Maine’s Climate Council is holding seven public forums this fall to discuss their in-progress update to Maine’s climate action plan. Our state’s first Climate Action Plan was produced in 2020 and established multiple environmental goals for Maine, from electric vehicle (EV) sales to renewable energy mandates. The new plan intends to set Maine’s climate goals for the next four years, and focus groups have advised the council to set even more ambitious goals than those adopted in 2020. More concerning is that some private groups, such as the Sierra Club, are saying those environmental goals from years past were not ambitious enough.

The focus group recommendations included a further expansion of offshore wind, significant expansions of EV rebates and charger deployment, and even using state tax policy to incentivize renewable energy. Despite the various environmental demands of the 2020 Climate Action Plan and the new recommendations, the Sierra Club replied that Maine must “set, meet, and surpass bold climate goals.” 

The Climate Council should ignore this unwise advice and instead limit Maine’s climate goals from what they were in the 2020 plan, as they have already proven unrealistic and unattainable.

The first reason for this is the insincerity of groups like the Sierra Club calling for greater environmental goals. In 2023, the Sierra Club used an obscure petition law to force the Maine Department of Environmental Protection to consider controversial EV mandates. This process caused a massive public backlash, with around 1,700 largely negative comments from the public. The public’s response to EV mandates was so negative that the Democratic-controlled Legislature passed emergency legislation requiring legislative approval of any future EV mandates, and the department dismissed the Sierra Club’s proposed rules in a 4-2 vote.

Even though the Department can no longer adopt new EV rules on its own due to the new law, the Sierra Club has sued them in Maine state court attempting to force them to do something they legally cannot. The Sierra Club is not behaving honestly regarding Maine’s environmental policies and is willing to use back-door tactics to get their way. If these groups are willing to sue the Department, they could very well sue the Climate Council, too. Entertaining this dishonest behavior in any way will only encourage more of it in the future.

Maine’s Climate Council first released its Climate Action Plan in 2020, establishing general emission reduction goals and various ways to transition energy, improve efficiency and reduce emissions. However, Maine state law requires that they release a new and updated Climate Action Plan every four years, and now that they have heard feedback from their various research groups, they are asking for public feedback. 

Maine’s Climate Council should instead consider the recent legislative actions regarding electric vehicles and avoid the subject entirely. Additionally, while the Building Working Group suggests more significant energy efficiency mandates for building and construction, the council should not advance this proposal for several reasons.

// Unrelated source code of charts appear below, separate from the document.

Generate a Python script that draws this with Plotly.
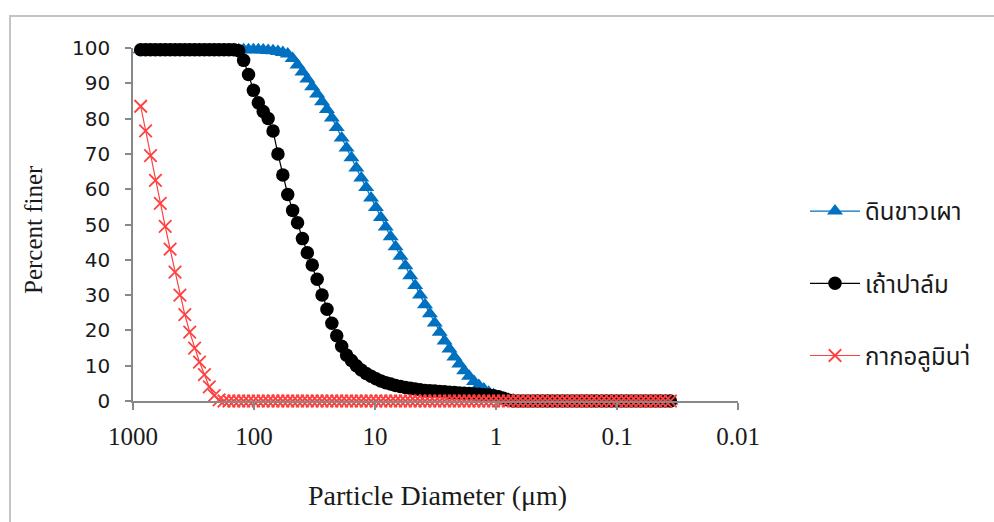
import plotly.graph_objects as go

# Particle diameters (µm) of the analyser size channels, coarse -> fine
diameter_um = [
    863.9, 786.9, 716.9, 653.0, 594.9, 541.9, 493.6, 449.7, 409.6, 373.1,
    339.9, 309.6, 282.1, 256.9, 234.1, 213.2, 194.2, 176.9, 161.2, 146.8,
    133.7, 121.8, 111.0, 101.1, 92.09, 83.89, 76.42, 69.61, 63.41, 57.77,
    52.62, 47.94, 43.67, 39.78, 36.24, 33.01, 30.07, 27.39, 24.95, 22.73,
    20.71, 18.86, 17.18, 15.65, 14.26, 12.99, 11.83, 10.78, 9.817, 8.943,
    8.147, 7.421, 6.760, 6.158, 5.610, 5.110, 4.655, 4.240, 3.863, 3.519,
    3.205, 2.920, 2.660, 2.423, 2.207, 2.010, 1.832, 1.668, 1.520, 1.385,
    1.261, 1.149, 1.047, 0.953, 0.868, 0.791, 0.721, 0.656, 0.598, 0.545,
    0.496, 0.452, 0.412, 0.375, 0.342, 0.311, 0.283, 0.258, 0.235, 0.214,
    0.195, 0.178, 0.162, 0.148, 0.134, 0.122, 0.111, 0.101, 0.0921, 0.0839,
    0.0764, 0.0696, 0.0634, 0.0578, 0.0526, 0.0479, 0.0437, 0.0398, 0.0362,
]

# ดินขาวเผา (calcined kaolin) - percent finer
kaolin = [
    99.5, 99.5, 99.5, 99.5, 99.5, 99.5, 99.5, 99.5, 99.5, 99.5,
    99.5, 99.5, 99.5, 99.5, 99.5, 99.5, 99.5, 99.5, 99.5, 99.5,
    99.5, 99.5, 99.5, 99.5, 99.5, 99.4, 99.3, 99.2, 99.0, 98.7,
    98.3, 97.0, 95.2, 93.2, 91.2, 89.0, 87.0, 84.8, 82.6, 80.2,
    77.5, 74.5, 71.7, 68.9, 66.0, 63.2, 60.5, 57.5, 54.8, 52.0,
    49.3, 46.5, 43.7, 41.0, 38.3, 35.5, 32.7, 30.0, 27.3, 24.7,
    22.1, 19.5, 17.0, 14.7, 12.5, 10.5, 8.6, 7.0, 5.5, 4.4,
    3.4, 2.5, 1.8, 1.2, 0.8, 0.5, 0.3, 0.1, 0.0, 0.0,
    0.0, 0.0, 0.0, 0.0, 0.0, 0.0, 0.0, 0.0, 0.0, 0.0,
    0.0, 0.0, 0.0, 0.0, 0.0, 0.0, 0.0, 0.0, 0.0, 0.0,
    0.0, 0.0, 0.0, 0.0, 0.0, 0.0, 0.0, 0.0, 0.0,
]

# เถ้าปาล์ม (palm ash) - percent finer
palm_ash = [
    99.5, 99.5, 99.5, 99.5, 99.5, 99.5, 99.5, 99.5, 99.5, 99.5,
    99.5, 99.5, 99.5, 99.5, 99.5, 99.5, 99.5, 99.5, 99.5, 99.5,
    99.2, 96.5, 92.5, 88.0, 84.5, 82.0, 80.0, 76.5, 70.0, 64.0,
    58.5, 54.0, 50.5, 46.0, 42.0, 38.5, 34.5, 30.0, 26.0, 22.0,
    18.5, 15.5, 13.0, 11.5, 10.0, 8.8, 7.8, 7.0, 6.3, 5.7,
    5.2, 4.8, 4.4, 4.1, 3.8, 3.6, 3.4, 3.2, 3.0, 2.9,
    2.8, 2.7, 2.6, 2.5, 2.4, 2.3, 2.2, 2.1, 2.0, 1.9,
    1.8, 1.7, 1.5, 1.2, 0.8, 0.3, 0.0, 0.0, 0.0, 0.0,
    0.0, 0.0, 0.0, 0.0, 0.0, 0.0, 0.0, 0.0, 0.0, 0.0,
    0.0, 0.0, 0.0, 0.0, 0.0, 0.0, 0.0, 0.0, 0.0, 0.0,
    0.0, 0.0, 0.0, 0.0, 0.0, 0.0, 0.0, 0.0, 0.0,
]

# กากอลูมินา่ (alumina residue) - percent finer
alumina = [
    83.5, 76.5, 69.5, 62.5, 56.0, 49.5, 43.0, 36.5, 30.0, 24.5,
    19.5, 15.0, 11.0, 7.5, 4.0, 1.5, 0.3, 0.0, 0.0, 0.0,
    0.0, 0.0, 0.0, 0.0, 0.0, 0.0, 0.0, 0.0, 0.0, 0.0,
    0.0, 0.0, 0.0, 0.0, 0.0, 0.0, 0.0, 0.0, 0.0, 0.0,
    0.0, 0.0, 0.0, 0.0, 0.0, 0.0, 0.0, 0.0, 0.0, 0.0,
    0.0, 0.0, 0.0, 0.0, 0.0, 0.0, 0.0, 0.0, 0.0, 0.0,
    0.0, 0.0, 0.0, 0.0, 0.0, 0.0, 0.0, 0.0, 0.0, 0.0,
    0.0, 0.0, 0.0, 0.0, 0.0, 0.0, 0.0, 0.0, 0.0, 0.0,
    0.0, 0.0, 0.0, 0.0, 0.0, 0.0, 0.0, 0.0, 0.0, 0.0,
    0.0, 0.0, 0.0, 0.0, 0.0, 0.0, 0.0, 0.0, 0.0, 0.0,
    0.0, 0.0, 0.0, 0.0, 0.0, 0.0, 0.0, 0.0, 0.0,
]

series_names = ["ดินขาวเผา", "เถ้าปาล์ม", "กากอลูมินา่"]
x_tickvals = [1000, 100, 10, 1, 0.1, 0.01]
x_ticktext = ["1000", "100", "10", "1", "0.1", "0.01"]
y_tickvals = [0, 10, 20, 30, 40, 50, 60, 70, 80, 90, 100]

fig = go.Figure()
fig.add_trace(go.Scatter(
    x=diameter_um, y=kaolin, name=series_names[0], mode="lines+markers",
    line=dict(color="#0070C0", width=1.2),
    marker=dict(symbol="triangle-up", size=14, color="#0070C0"),
    cliponaxis=False, legendgroup="a",
))
fig.add_trace(go.Scatter(
    x=diameter_um, y=palm_ash, name=series_names[1], mode="lines+markers",
    line=dict(color="#000000", width=1.2),
    marker=dict(symbol="circle", size=13.5, color="#000000"),
    cliponaxis=False, legendgroup="b",
))
fig.add_trace(go.Scatter(
    x=diameter_um, y=alumina, name=series_names[2], mode="lines+markers",
    line=dict(color="#FF4040", width=1.2),
    marker=dict(symbol="x-thin", size=12.5, color="#FF4040",
                line=dict(color="#FF4040", width=1.8)),
    cliponaxis=False, legendgroup="c",
))

W, H = 994, 522
L, R, T, B = 133, 738, 48, 401
pw, ph = R - L, B - T


def px(x):
    return (x - L) / pw


def py(y):
    return (B - y) / ph


fig.update_layout(
    width=W, height=H,
    margin=dict(l=L, r=W - R, t=T, b=H - B, pad=0),
    paper_bgcolor="white", plot_bgcolor="white",
    showlegend=True,
    legend=dict(
        x=px(805), y=py(189), xanchor="left", yanchor="top",
        font=dict(family="Tahoma, 'Noto Sans Thai', 'Noto Sans', sans-serif", size=24, color="#1a1a1a"),
        tracegroupgap=38, itemwidth=50, bgcolor="rgba(0,0,0,0)",
        traceorder="grouped",
    ),
    xaxis=dict(
        type="log", range=[3, -2], tickmode="array",
        tickvals=x_tickvals, ticktext=x_ticktext,
        showgrid=False, zeroline=False, showline=True,
        linecolor="#888888", linewidth=1.5,
        ticks="outside", ticklen=7, tickwidth=1.5, tickcolor="#888888",
        tickfont=dict(family="Liberation Serif", size=25, color="#1a1a1a"),
        ticklabelstandoff=5,
    ),
    yaxis=dict(
        range=[0, 100], tickmode="array", tickvals=y_tickvals,
        showgrid=False, zeroline=False, showline=True,
        linecolor="#888888", linewidth=1.5,
        ticks="outside", ticklen=6, tickwidth=1.5, tickcolor="#888888",
        tickfont=dict(family="DejaVu Sans", size=20, color="#1a1a1a"),
        ticklabelstandoff=11,
    ),
    annotations=[
        dict(text="Particle Diameter (μm)", xref="paper", yref="paper",
             x=px(437), y=py(495), showarrow=False, xanchor="center", yanchor="middle",
             font=dict(family="Liberation Serif", size=28, color="#1a1a1a")),
        dict(text="Percent finer", xref="paper", yref="paper",
             x=px(33), y=py(230), showarrow=False, xanchor="center", yanchor="middle",
             textangle=-90,
             font=dict(family="Liberation Serif", size=25, color="#1a1a1a")),
    ],
    shapes=[
        dict(type="rect", xref="paper", yref="paper",
             x0=px(10), x1=px(1010), y0=py(540), y1=py(16),
             line=dict(color="#c4c4c4", width=2), fillcolor="rgba(0,0,0,0)",
             layer="below"),
    ],
)

fig.write_html("out.html")
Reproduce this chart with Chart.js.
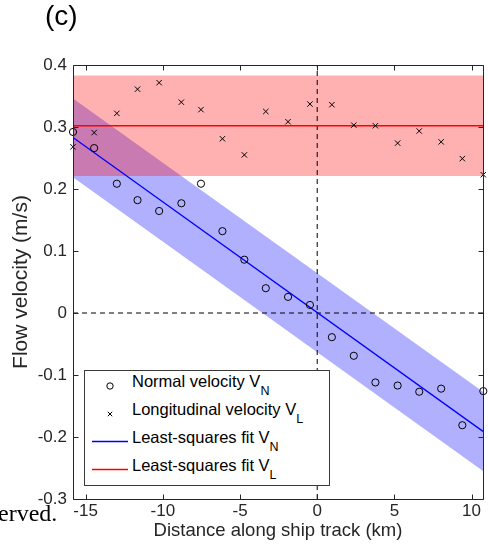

One reason is that, in a housing crisis, the upfront cost of housing in Maine would further increase if new building mandates are adopted. Secondly, and more relevantly, this policy directly contradicts the recommendations of the Land Use Cross Working Group, which recommended encouraging increased development along transit corridors. In contrast, rising construction costs would discourage housing development statewide. Thus, one of the Council committees’ recommendations directly conflicts with the more reasonable recommendations of another. 

The Council should also be careful when considering the economic impacts of climate change policy. While the original 2020 Climate Action Plan noted that the 25 states which were then members of the United States Climate Agreement (USCA) had faster-growing economies than nonmembers, this was not true as of 2023. According to recent data, non-USCA states have slightly (~0.04%) higher GDP growth than USCA states. While this slight difference is not significant, it is troubling that the economic growth rate in USCA states leveled with non-member states over only three years. Furthermore, this certainly raises the question of the economic cost of climate change policy at the state level. 

The public will need to remind the Climate Council of these facts and its stance on environmental mandates in future meetings, which will take place throughout September. If they aren’t opposed, the council might take the Sierra Club’s advice seriously. Further expansion of climate change policy may negatively affect Maine’s economy and competitiveness if Mainers don’t speak out against it.